Here’s a step-by-step guide of how to achieve savings through improved energy management:
- Evaluate compressed air costs. Compressed air is one of the most expensive sources of energy in a plant, according to the Office of Industrial Technologies (OIT) of Energy Efficiency and Renewable Energy, U.S. Department of Energy (DOE), Washington, D.C. In fact, a survey from the DOE showed that for a typical industrial facility, approximately 10% of the electricity consumed is from generating compressed air.
- Identify and optimize wasted air. The most expensive component in the total cost of compressed air is energy, according to the Compressed Air & Gas Institute (CAGI), Cleveland, Ohio. The first step in reducing compressed air energy costs is to measure and monitor your compressed air system’s energy consumption, flow rates and operating air pressure. Small adjustments can reduce operating pressure and energy costs while improving flow rates and output. To optimize existing leaks, CAGI recommends fixing leaks, reducing pressure, checking drains, changing filters and eliminating inappropriate uses of compressed air.
- Calculate performance. Because compressed air is an on-site-generated utility, it’s very difficult to generate the cost, however, some companies use a value of 15-30 cents per 1,000 cubic feet of air, according to DOE’s OIT. For example, to operate a 1 hp air motor at 100 psig, approximately 7-8 hp of electrical power is supplied to the air compressor. To calculate the cost of compressed air, IOT recommends using this formula:
Cost ($) = (bhp) x (0.746) x (# of operating hours) x ($/kWh) x (% time) x (% full load bhp).
- Reduce pressure drop. To reduce pressure drop and achieve energy savings, Kaeser Compressors, Fredericksburg, Va., suggests measuring pressure drop at maximum flow across all system components (piping, dryers and filters), equip filters with differential pressure gauges and routinely replace filter elements. Also, periodically calculate pressure losses due to pipe friction and upgrade piping as needed.
- Stabilize system pressure. Stabilizing system pressure is an important way to lower energy costs and maintain reliable production and product quality, the DOE says. To do so, the DOE recommends implementing adequate primary and secondary storage, pressure/flow controllers (P/FCs) and dedicated compressors.
- Analyze the potential for heat recovery. Kaeser Compressors suggests identifying applications that require heating (i.e. space heating and water or other liquids), analyzing existing costs for these applications and implementing compressor duct system or liquid/oil heat exchanger(s). Furthermore, CAGI states that as much as 90% of heat from compressed air can be recovered for use in other areas of your operation, such as producing hot water for washrooms or direct warm air into a workspace, warehouse, loading dock or entryway.

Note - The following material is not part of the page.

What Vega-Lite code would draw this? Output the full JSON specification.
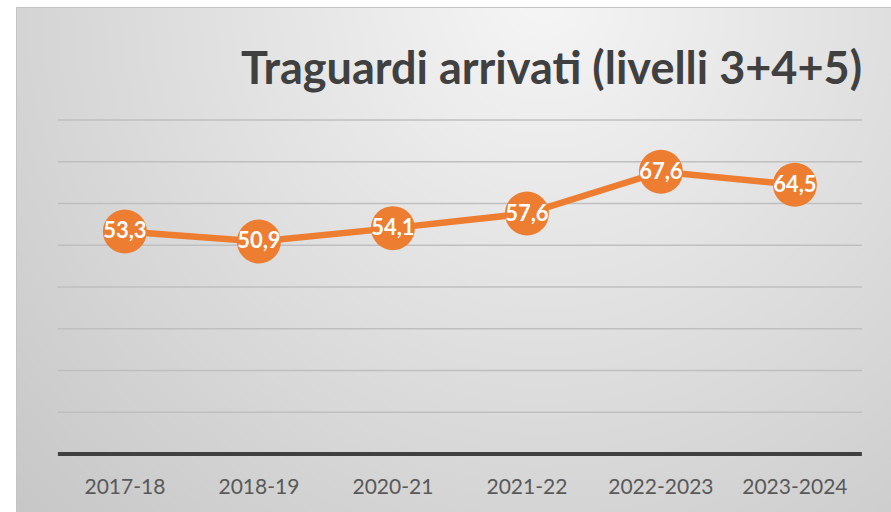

- Emphasize proper maintenance. As with most industrial machinery, a compressor runs more efficiently when properly maintained, according to CAGI. Proper compressor maintenance cuts energy costs around 1% and helps prevent breakdowns that result in downtime and lost production.
Compressed air is a vital component to any food and beverage manufacturing plant. But, it doesn’t need to break the bottom line either. With the proper maintenance and adjustments, your air compressor can help save energy and cut costs.